• Data shown:
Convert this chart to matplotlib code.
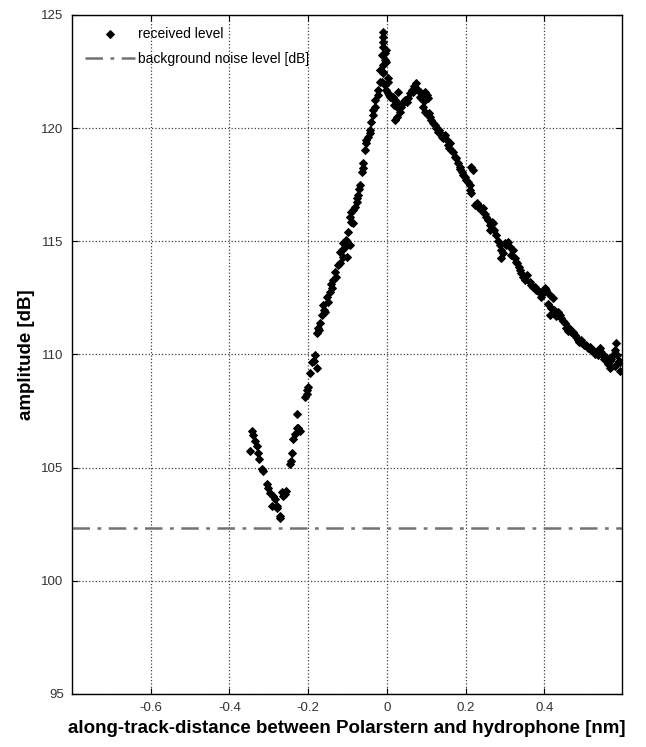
import numpy as np
from matplotlib import pyplot as plt

# along-track distance [nm] and received level [dB]
DIST = [
    -0.343, -0.340, -0.335, -0.331, -0.348, -0.327, -0.325, -0.317, -0.315, -0.305,
    -0.302, -0.297, -0.289, -0.284, -0.292, -0.279, -0.272, -0.272, -0.280, -0.259,
    -0.263, -0.267, -0.255, -0.246, -0.244, -0.242, -0.239, -0.234, -0.229, -0.221,
    -0.226, -0.229, -0.208, -0.204, -0.200, -0.204, -0.195, -0.178, -0.191, -0.183,
    -0.178, -0.175, -0.170, -0.166, -0.157, -0.162, -0.150, -0.145, -0.140, -0.137,
    -0.128, -0.132, -0.119, -0.112, -0.102, -0.119, -0.107, -0.112, -0.094, -0.099,
    -0.086, -0.094, -0.090, -0.086, -0.077, -0.090, -0.077, -0.074, -0.069, -0.064,
    -0.061, -0.061, -0.056, -0.052, -0.052, -0.048, -0.043, -0.043, -0.039, -0.036,
    -0.036, -0.030, -0.030, -0.023, -0.023, -0.018, -0.018, -0.013, -0.010, -0.010,
    -0.005, -0.005, -0.001, -0.009, -0.009, -0.011, -0.009, -0.012, -0.001, -0.009,
    0.003, -0.005, 0.003, -0.001, 0.003, 0.008, 0.012, 0.015, 0.020, 0.028,
    0.025, 0.028, 0.033, 0.025, 0.020, 0.037, 0.041, 0.046, 0.050, 0.053,
    0.058, 0.063, 0.066, 0.071, 0.075, 0.079, 0.084, 0.084, 0.088, 0.091,
    0.096, 0.101, 0.104, 0.091, 0.096, 0.104, 0.109, 0.113, 0.117, 0.122,
    0.126, 0.129, 0.135, 0.139, 0.142, 0.147, 0.152, 0.155, 0.160, 0.164,
    0.168, 0.173, 0.177, 0.180, 0.185, 0.190, 0.193, 0.198, 0.202, 0.211,
    0.215, 0.218, 0.211, 0.215, 0.223, 0.231, 0.228, 0.236, 0.240, 0.244,
    0.253, 0.256, 0.261, 0.266, 0.269, 0.261, 0.278, 0.287, 0.291, 0.294,
    0.291, 0.299, 0.307, 0.312, 0.320, 0.325, 0.329, 0.332, 0.338, 0.342,
    0.355, 0.350, 0.363, 0.367, 0.376, 0.380, 0.388, 0.393, 0.401, 0.405,
    0.414, 0.421, 0.418, 0.414, 0.426, 0.434, 0.439, 0.443, 0.447, 0.452,
    0.456, 0.464, 0.472, 0.477, 0.481, 0.485, 0.494, 0.497, 0.507, 0.510,
    0.515, 0.523, 0.528, 0.532, 0.536, 0.541, 0.548, 0.558, 0.566, 0.570,
    0.574, 0.583, 0.579, 0.586, 0.590, 0.593, 0.592, 0.566, 0.561, 0.579,
    -0.185, -0.172, -0.160, -0.153, -0.143, -0.124, -0.115, -0.104, -0.082, -0.071,
    0.006, 0.017, 0.044, 0.069, 0.094, 0.107, 0.133, 0.158, 0.187, 0.206,
    0.249, 0.273, 0.283, 0.303, 0.316, 0.335, 0.346, 0.371, 0.384, 0.397,
    0.409, 0.430, 0.460, 0.468, 0.489, 0.502, 0.519, 0.545, 0.553, 0.562,
]
LEVEL = [
    106.64, 106.42, 106.19, 105.97, 105.75, 105.66, 105.40, 104.96, 104.87, 104.29,
    104.12, 103.90, 103.76, 103.63, 103.32, 103.23, 102.88, 102.79, 103.30, 103.85,
    103.76, 103.91, 103.98, 105.18, 105.31, 105.66, 106.28, 106.50, 106.73, 106.64,
    106.77, 107.39, 108.10, 108.27, 108.54, 108.41, 109.16, 109.42, 109.65, 109.96,
    110.93, 111.15, 111.37, 111.73, 111.86, 112.17, 112.30, 112.74, 112.92, 113.27,
    113.41, 113.63, 114.03, 114.29, 114.29, 114.51, 114.73, 114.91, 114.82, 115.40,
    115.80, 116.06, 116.28, 116.37, 116.73, 115.84, 116.90, 117.04, 117.48, 118.05,
    118.23, 118.45, 119.03, 119.34, 119.47, 119.60, 119.78, 119.91, 120.27, 120.58,
    120.80, 120.93, 121.24, 121.46, 121.68, 122.04, 122.57, 122.04, 122.43, 122.79,
    123.01, 123.32, 123.45, 124.26, 124.04, 123.82, 123.60, 123.23, 122.93, 122.49,
    122.20, 121.90, 122.04, 121.68, 121.55, 121.37, 121.33, 121.37, 121.24, 121.59,
    121.11, 120.88, 120.71, 120.49, 120.35, 120.93, 121.11, 121.24, 121.15, 121.33,
    121.55, 121.68, 121.59, 121.77, 121.99, 121.68, 121.59, 121.37, 121.33, 121.24,
    121.59, 121.46, 121.33, 120.93, 120.71, 120.58, 120.49, 120.35, 120.22, 120.13,
    120.00, 119.82, 119.78, 119.60, 119.56, 119.69, 119.47, 119.25, 119.34, 119.03,
    118.94, 118.72, 118.67, 118.45, 118.27, 118.05, 117.92, 117.83, 117.70, 117.48,
    118.27, 118.14, 117.26, 117.12, 116.59, 116.50, 116.68, 116.50, 116.37, 116.46,
    116.06, 115.93, 115.71, 115.84, 115.80, 115.49, 115.27, 114.82, 114.60, 114.47,
    114.25, 114.91, 114.96, 114.73, 114.60, 114.25, 114.07, 114.03, 113.72, 113.58,
    113.50, 113.27, 113.19, 113.05, 112.96, 112.83, 112.74, 112.52, 112.92, 112.83,
    112.61, 112.48, 112.04, 111.73, 111.95, 111.86, 111.73, 111.59, 111.50, 111.37,
    111.19, 111.15, 110.97, 110.84, 110.75, 110.62, 110.62, 110.49, 110.40, 110.27,
    110.31, 110.18, 110.04, 110.09, 109.96, 110.27, 110.04, 109.87, 109.73, 109.82,
    109.96, 110.49, 110.18, 109.96, 109.73, 109.65, 109.29, 109.38, 109.60, 109.51,
    109.70, 111.10, 111.95, 112.55, 113.10, 113.95, 114.60, 115.05, 116.50, 117.30,
    121.45, 121.00, 121.20, 121.85, 121.20, 120.65, 119.90, 119.10, 118.20, 117.60,
    116.20, 115.50, 115.00, 114.85, 114.40, 113.85, 113.40, 113.00, 112.80, 112.70,
    112.25, 111.70, 111.05, 111.00, 110.55, 110.40, 110.20, 110.10, 109.80, 109.75,
]
NOISE_LEVEL = 102.35

X_TICKS = [-0.6, -0.4, -0.2, 0, 0.2, 0.4]
X_TICK_LABELS = ['-0.6', '-0.4', '-0.2', '0', '0.2', '0.4']
Y_TICKS = [95, 100, 105, 110, 115, 120, 125]

plt.rcParams['font.family'] = ['Liberation Sans', 'DejaVu Sans']

fig = plt.figure(figsize=(6.46, 7.47), dpi=100)
ax = fig.add_axes([0.1115, 0.071, 0.851, 0.909])

ax.plot(DIST, LEVEL, linestyle='none', marker='D', markersize=3.8,
        color='black', markeredgewidth=0.7, label='received level')
ax.axhline(NOISE_LEVEL, color='0.45', linewidth=1.8, dashes=(7, 3, 1.5, 3),
           label='background noise level [dB]')

ax.set_xlim(-0.8, 0.597)
ax.set_ylim(95, 125)
ax.set_xticks(X_TICKS)
ax.set_xticklabels(X_TICK_LABELS)
ax.set_yticks(Y_TICKS)
ax.grid(True, linestyle=':', color='0.25', linewidth=0.9)
ax.tick_params(direction='in', length=4, top=True, right=True,
               labelsize=9.5, labelcolor='0.2', pad=6)
for s in ax.spines.values():
    s.set_linewidth(1.0)

ax.set_xlabel('along-track-distance between Polarstern and hydrophone [nm]',
              fontsize=13.5, fontweight='bold', labelpad=4)
ax.set_ylabel('amplitude [dB]', fontsize=13.5, fontweight='bold', labelpad=5)

ax.legend(loc='upper left', frameon=False, fontsize=10, handlelength=3.6,
          bbox_to_anchor=(0.0, 1.0), borderaxespad=0.5, labelspacing=0.75,
          handletextpad=0.25)

fig.savefig('out.png', dpi=100)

• Given task:
Everything from the first line to the line with "from matplotlib import pyplot as plt" must be repeated exactly, and nothing else. Leave the pictures out.

• The response:
Convert this chart to matplotlib code.
import numpy as np
from matplotlib import pyplot as plt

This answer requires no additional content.